Les aspirations de la société existent aussi bien chez les fonctionnaires territoriaux que dans le reste de la société. Non seulement le modèle démocratique doit détrôner le modèle autoritaire dans le travail, mais la segmentation des individus qui sont à la fois des producteurs et des consommateurs, à la fois des usagers et des citoyens, est remise en cause par la société qui ouvre une place de plus en plus large aux modèles collaboratifs.  Le deuxième point de la déclaration de Territoires hautement citoyens fait une synthèse claire des implications du changement social dont la problématique de la mutualisation des services n'est qu'une illustration :  « Nous reconnaissons que le numérique change la donne, que la société est en mutation et passe d’un modèle pyramidal centralisé à un modèle horizontal connecté où chacun gagne en pouvoir d’agir au service de l’intérêt général et du bien commun ».
Dans une société où l'emploi et les conditions de travail sont constamment sur le devant de la scène, il est paradoxal que les patrons élus n'aient pas de débat avec la population qu'ils représentent sur ce qu'ils font au nom des citoyens de leur fonction d'employeur. Faut-il automatiser et supprimer des emplois ? Faut-il augmenter le temps de travail quand il est inférieur à 1607 heures par an comme le demande la Cour des comptes ? Qui doit commander et contrôler dans les services publics ou est-ce qu'il faut des administrations libérées, comme il y a des « entreprises libérées » pour qu'elles soient efficaces ? On devrait débattre aisément de ces choses en démocratie où les représentants du peuple représentent le peuple.

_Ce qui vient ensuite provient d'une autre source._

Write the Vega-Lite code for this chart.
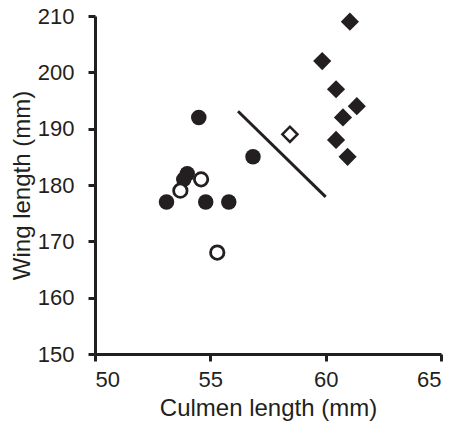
{
  "$schema": "https://vega.github.io/schema/vega-lite/v6.json",
  "autosize": "none",
  "width": 346,
  "height": 338,
  "padding": {"left": 95, "top": 16, "right": 16, "bottom": 79},
  "background": "white",
  "config": {
    "view": {"stroke": null},
    "font": "Liberation Sans",
    "axis": {
      "grid": false,
      "domainColor": "#231f20",
      "domainWidth": 3,
      "tickColor": "#231f20",
      "tickWidth": 3,
      "tickSize": 7,
      "labelFont": "Liberation Sans",
      "labelFontSize": 22,
      "labelColor": "#231f20",
      "titleFont": "Liberation Sans",
      "titleFontSize": 24,
      "titleFontWeight": "normal",
      "titleColor": "#231f20"
    }
  },
  "datasets": {
    "birds": [
      {"culmen": 54.5, "wing": 192, "kind": "filled circle"},
      {"culmen": 56.85, "wing": 185, "kind": "filled circle"},
      {"culmen": 54.0, "wing": 182, "kind": "filled circle"},
      {"culmen": 53.85, "wing": 181, "kind": "filled circle"},
      {"culmen": 53.1, "wing": 177, "kind": "filled circle"},
      {"culmen": 54.8, "wing": 177, "kind": "filled circle"},
      {"culmen": 55.8, "wing": 177, "kind": "filled circle"},
      {"culmen": 54.6, "wing": 181, "kind": "open circle"},
      {"culmen": 53.7, "wing": 179, "kind": "open circle"},
      {"culmen": 55.3, "wing": 168, "kind": "open circle"},
      {"culmen": 61.05, "wing": 209, "kind": "filled diamond"},
      {"culmen": 59.85, "wing": 202, "kind": "filled diamond"},
      {"culmen": 60.45, "wing": 197, "kind": "filled diamond"},
      {"culmen": 61.35, "wing": 194, "kind": "filled diamond"},
      {"culmen": 60.75, "wing": 192, "kind": "filled diamond"},
      {"culmen": 60.45, "wing": 188, "kind": "filled diamond"},
      {"culmen": 60.95, "wing": 185, "kind": "filled diamond"},
      {"culmen": 58.45, "wing": 189, "kind": "open diamond"}
    ],
    "divider": [
      {"x1": 56.2, "y1": 193.1, "x2": 60.0, "y2": 177.9}
    ]
  },
  "encoding": {
    "x": {
      "field": "culmen", "type": "quantitative",
      "scale": {"domain": [50, 65], "nice": false, "zero": false},
      "axis": {"values": [50, 55, 60, 65], "title": "Culmen length (mm)", "labelPadding": 8, "titlePadding": 6}
    },
    "y": {
      "field": "wing", "type": "quantitative",
      "scale": {"domain": [150, 210], "nice": false, "zero": false},
      "axis": {"values": [150, 160, 170, 180, 190, 200, 210], "title": "Wing length (mm)", "labelPadding": 14, "titlePadding": 3}
    }
  },
  "layer": [
    {
      "data": {"name": "divider"},
      "mark": {"type": "rule", "color": "#231f20", "strokeWidth": 3},
      "encoding": {
        "x": {"field": "x1", "type": "quantitative"},
        "y": {"field": "y1", "type": "quantitative"},
        "x2": {"field": "x2"},
        "y2": {"field": "y2"}
      }
    },
    {
      "data": {"name": "birds"},
      "transform": [{"filter": "datum.kind === 'filled circle'"}],
      "mark": {"type": "point", "shape": "circle", "filled": true, "color": "#231f20", "opacity": 1, "size": 240}
    },
    {
      "data": {"name": "birds"},
      "transform": [{"filter": "datum.kind === 'open circle'"}],
      "mark": {"type": "point", "shape": "circle", "filled": false, "fill": "white", "fillOpacity": 1, "stroke": "#231f20", "strokeWidth": 2.8, "opacity": 1, "size": 180}
    },
    {
      "data": {"name": "birds"},
      "transform": [{"filter": "datum.kind === 'filled diamond'"}],
      "mark": {"type": "point", "shape": "diamond", "filled": true, "color": "#231f20", "opacity": 1, "size": 330}
    },
    {
      "data": {"name": "birds"},
      "transform": [{"filter": "datum.kind === 'open diamond'"}],
      "mark": {"type": "point", "shape": "diamond", "filled": false, "fill": "white", "fillOpacity": 1, "stroke": "#231f20", "strokeWidth": 2.5, "opacity": 1, "size": 230}
    }
  ]
}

Selon Frédéric Laloux, dans le long terme, il n'y a pas à arbitrer entre la mission et les moyens parce que si nous nous concentrons sur la mission, la définition des moyens en découlera. La question ultime que l'on peut percevoir dans la difficile gestation de la mutualisation des services de nos collectivités publiques est dans la raison d'être de la démocratie locale.